## STATED EXERCISE
Print exactly those lines that run from the beginning of the data to the line bearing "d3.scaleLinear().domain([0, 10]).range([465, 111]);", inclusive.

## ROWS
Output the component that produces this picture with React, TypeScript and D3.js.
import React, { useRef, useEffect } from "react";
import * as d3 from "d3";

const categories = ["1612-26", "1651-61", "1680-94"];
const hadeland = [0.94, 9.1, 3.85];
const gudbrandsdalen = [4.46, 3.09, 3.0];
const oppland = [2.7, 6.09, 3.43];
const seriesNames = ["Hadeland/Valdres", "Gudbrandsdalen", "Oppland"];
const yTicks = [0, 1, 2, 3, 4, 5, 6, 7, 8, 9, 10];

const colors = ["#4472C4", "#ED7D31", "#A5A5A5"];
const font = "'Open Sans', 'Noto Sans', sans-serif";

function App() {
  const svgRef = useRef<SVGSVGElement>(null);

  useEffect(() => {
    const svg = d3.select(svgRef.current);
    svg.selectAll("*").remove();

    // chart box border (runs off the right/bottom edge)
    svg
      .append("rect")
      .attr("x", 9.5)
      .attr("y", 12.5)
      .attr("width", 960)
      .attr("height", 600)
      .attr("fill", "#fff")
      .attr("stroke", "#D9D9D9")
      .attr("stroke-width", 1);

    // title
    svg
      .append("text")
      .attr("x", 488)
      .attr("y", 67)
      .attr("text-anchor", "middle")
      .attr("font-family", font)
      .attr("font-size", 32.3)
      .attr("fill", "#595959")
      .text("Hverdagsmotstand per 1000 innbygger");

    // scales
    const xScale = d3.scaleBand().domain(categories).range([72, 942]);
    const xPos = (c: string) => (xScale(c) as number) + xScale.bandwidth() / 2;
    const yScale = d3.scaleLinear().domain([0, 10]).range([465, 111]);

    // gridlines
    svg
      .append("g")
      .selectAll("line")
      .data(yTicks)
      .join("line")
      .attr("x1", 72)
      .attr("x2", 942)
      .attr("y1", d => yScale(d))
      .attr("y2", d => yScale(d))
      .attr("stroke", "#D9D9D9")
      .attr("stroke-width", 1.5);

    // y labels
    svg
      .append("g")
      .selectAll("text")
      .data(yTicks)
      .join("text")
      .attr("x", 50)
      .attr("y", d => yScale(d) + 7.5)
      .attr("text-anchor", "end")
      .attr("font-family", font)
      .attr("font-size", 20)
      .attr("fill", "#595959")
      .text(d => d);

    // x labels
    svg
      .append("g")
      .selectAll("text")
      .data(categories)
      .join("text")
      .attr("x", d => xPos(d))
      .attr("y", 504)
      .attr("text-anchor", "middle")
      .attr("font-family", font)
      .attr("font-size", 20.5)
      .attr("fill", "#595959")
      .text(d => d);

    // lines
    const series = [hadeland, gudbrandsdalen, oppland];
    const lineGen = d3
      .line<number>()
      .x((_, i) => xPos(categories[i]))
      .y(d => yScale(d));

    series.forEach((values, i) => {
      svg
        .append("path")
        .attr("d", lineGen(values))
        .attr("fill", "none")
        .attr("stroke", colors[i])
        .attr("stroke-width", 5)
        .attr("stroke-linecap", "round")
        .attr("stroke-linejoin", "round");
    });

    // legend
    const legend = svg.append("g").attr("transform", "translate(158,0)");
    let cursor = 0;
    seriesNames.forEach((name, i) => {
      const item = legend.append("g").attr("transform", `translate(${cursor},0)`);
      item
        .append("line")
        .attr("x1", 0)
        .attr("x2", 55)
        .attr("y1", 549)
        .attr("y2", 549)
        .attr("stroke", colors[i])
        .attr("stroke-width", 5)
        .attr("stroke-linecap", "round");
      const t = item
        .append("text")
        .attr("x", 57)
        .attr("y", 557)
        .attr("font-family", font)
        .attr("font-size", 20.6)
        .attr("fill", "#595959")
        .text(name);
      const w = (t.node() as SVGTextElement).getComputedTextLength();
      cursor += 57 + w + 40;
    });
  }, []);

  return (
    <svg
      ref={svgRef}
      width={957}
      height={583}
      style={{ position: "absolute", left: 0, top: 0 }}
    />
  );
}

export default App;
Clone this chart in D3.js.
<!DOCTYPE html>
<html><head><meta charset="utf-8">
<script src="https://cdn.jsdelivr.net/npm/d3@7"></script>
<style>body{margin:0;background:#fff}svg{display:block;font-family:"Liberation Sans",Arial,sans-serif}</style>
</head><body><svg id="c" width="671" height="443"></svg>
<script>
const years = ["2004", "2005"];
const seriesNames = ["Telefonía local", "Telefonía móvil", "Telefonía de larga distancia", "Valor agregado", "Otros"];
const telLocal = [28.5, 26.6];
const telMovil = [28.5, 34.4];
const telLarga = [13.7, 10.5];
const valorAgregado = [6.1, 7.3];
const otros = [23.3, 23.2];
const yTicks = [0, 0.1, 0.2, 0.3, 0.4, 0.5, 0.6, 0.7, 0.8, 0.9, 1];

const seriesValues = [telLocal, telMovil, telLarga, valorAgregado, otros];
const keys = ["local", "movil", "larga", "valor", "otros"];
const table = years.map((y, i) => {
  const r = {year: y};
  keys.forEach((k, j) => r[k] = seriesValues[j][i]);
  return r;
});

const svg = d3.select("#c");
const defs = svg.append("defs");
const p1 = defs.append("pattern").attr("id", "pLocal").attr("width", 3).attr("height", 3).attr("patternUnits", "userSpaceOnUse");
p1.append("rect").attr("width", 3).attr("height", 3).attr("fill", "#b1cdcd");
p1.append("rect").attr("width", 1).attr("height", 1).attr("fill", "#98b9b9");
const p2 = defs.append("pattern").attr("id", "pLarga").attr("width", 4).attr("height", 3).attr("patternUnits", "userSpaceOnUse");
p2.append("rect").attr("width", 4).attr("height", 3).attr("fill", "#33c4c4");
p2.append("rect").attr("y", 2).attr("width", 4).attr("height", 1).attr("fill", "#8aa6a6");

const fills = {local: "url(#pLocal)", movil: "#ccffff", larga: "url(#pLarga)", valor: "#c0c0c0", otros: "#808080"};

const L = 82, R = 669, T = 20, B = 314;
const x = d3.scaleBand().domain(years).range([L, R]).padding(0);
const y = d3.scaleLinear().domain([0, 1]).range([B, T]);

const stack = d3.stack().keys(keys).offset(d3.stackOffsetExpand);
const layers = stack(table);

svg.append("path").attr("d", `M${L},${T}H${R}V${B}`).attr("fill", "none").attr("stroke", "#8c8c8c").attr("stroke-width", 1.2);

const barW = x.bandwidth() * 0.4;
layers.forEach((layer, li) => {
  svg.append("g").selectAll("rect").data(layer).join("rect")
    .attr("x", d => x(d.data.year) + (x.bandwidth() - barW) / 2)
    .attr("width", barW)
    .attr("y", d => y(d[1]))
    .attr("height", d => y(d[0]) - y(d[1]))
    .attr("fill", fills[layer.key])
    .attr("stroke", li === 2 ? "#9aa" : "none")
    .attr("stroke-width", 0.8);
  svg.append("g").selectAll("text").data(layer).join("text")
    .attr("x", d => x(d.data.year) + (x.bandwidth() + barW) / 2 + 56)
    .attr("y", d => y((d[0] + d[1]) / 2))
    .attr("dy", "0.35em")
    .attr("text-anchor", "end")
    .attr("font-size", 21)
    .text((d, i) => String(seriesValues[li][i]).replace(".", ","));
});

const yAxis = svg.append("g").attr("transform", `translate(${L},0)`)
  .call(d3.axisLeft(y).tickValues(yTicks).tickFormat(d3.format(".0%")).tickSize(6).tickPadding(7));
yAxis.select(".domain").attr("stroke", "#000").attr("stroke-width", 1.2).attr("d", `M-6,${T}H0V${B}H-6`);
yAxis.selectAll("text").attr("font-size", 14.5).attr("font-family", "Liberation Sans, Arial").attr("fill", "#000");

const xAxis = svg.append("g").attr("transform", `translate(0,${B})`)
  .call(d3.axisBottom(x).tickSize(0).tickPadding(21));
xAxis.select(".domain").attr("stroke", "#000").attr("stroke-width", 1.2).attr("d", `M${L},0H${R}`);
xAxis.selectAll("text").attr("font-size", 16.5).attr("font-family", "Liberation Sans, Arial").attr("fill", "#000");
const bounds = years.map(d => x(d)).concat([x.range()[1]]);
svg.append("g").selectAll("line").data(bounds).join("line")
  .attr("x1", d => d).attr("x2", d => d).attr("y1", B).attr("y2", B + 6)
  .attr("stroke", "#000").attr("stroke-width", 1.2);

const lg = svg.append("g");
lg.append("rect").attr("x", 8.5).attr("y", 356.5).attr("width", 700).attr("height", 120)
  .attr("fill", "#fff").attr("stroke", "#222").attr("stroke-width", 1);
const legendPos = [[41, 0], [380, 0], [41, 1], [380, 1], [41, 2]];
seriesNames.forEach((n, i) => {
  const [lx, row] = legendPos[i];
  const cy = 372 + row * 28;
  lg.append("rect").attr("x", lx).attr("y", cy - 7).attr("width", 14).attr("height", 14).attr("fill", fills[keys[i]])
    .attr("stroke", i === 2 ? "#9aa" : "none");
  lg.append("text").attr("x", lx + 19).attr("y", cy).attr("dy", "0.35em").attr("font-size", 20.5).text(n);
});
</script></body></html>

## ANSWER BELOW
Output the component that produces this picture with React, TypeScript and D3.js.
import React, { useRef, useEffect } from "react";
import * as d3 from "d3";

const categories = ["1612-26", "1651-61", "1680-94"];
const hadeland = [0.94, 9.1, 3.85];
const gudbrandsdalen = [4.46, 3.09, 3.0];
const oppland = [2.7, 6.09, 3.43];
const seriesNames = ["Hadeland/Valdres", "Gudbrandsdalen", "Oppland"];
const yTicks = [0, 1, 2, 3, 4, 5, 6, 7, 8, 9, 10];

const colors = ["#4472C4", "#ED7D31", "#A5A5A5"];
const font = "'Open Sans', 'Noto Sans', sans-serif";

function App() {
  const svgRef = useRef<SVGSVGElement>(null);

  useEffect(() => {
    const svg = d3.select(svgRef.current);
    svg.selectAll("*").remove();

    // chart box border (runs off the right/bottom edge)
    svg
      .append("rect")
      .attr("x", 9.5)
      .attr("y", 12.5)
      .attr("width", 960)
      .attr("height", 600)
      .attr("fill", "#fff")
      .attr("stroke", "#D9D9D9")
      .attr("stroke-width", 1);

    // title
    svg
      .append("text")
      .attr("x", 488)
      .attr("y", 67)
      .attr("text-anchor", "middle")
      .attr("font-family", font)
      .attr("font-size", 32.3)
      .attr("fill", "#595959")
      .text("Hverdagsmotstand per 1000 innbygger");

    // scales
    const xScale = d3.scaleBand().domain(categories).range([72, 942]);
    const xPos = (c: string) => (xScale(c) as number) + xScale.bandwidth() / 2;
    const yScale = d3.scaleLinear().domain([0, 10]).range([465, 111]);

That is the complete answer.